I can think of many instances of ACTORS playing a character of another race (Mickey Rooney in Breakfast at Tiffanys, Ava Gardner in Showboat, Marlon Brando in Teahouse of the August Moon, Lawrence Olivier in Khartoum, Orson Welles in Othello, etc.), but have characters themselves changed race?
I can think of a few where characters went from white to black: Denzel Washington’s character in The Pelican Brief or Angela Bassett’s character in Contact for example.
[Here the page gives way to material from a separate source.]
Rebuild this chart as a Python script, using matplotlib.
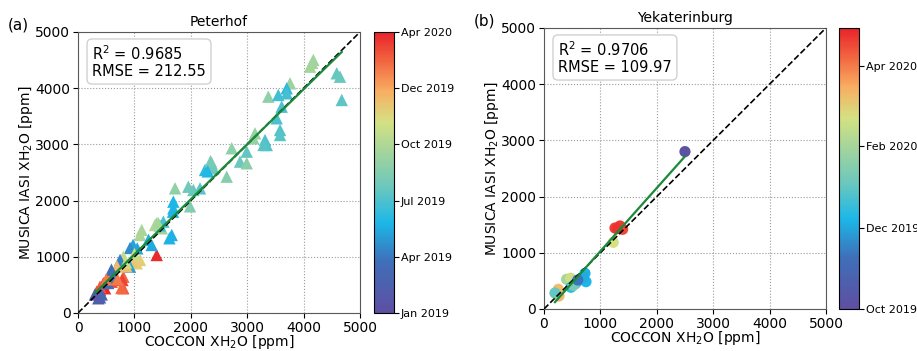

In both of these the characters were pretty much “race neutral” in the story, and while Washington was an Oscar winner and his PELICAN character (Gray Grantham) was the male lead and more substantial than Bassett’s in Contact the movie was such a “JULIA ROBERTS STARRING IN” vehicle that he may as well have been a supporting role.
An odd case: Captain Nemo was originally Indian in Jules Verne’s drafts of 20000 Leagues, then was changed to a more Euro character in the final version, then was made Indian (or half-Indian) in some of the other appearances, and was played by James Mason in the most famous adaptation. I barely count this though since Verne himself varied on his ethnicity.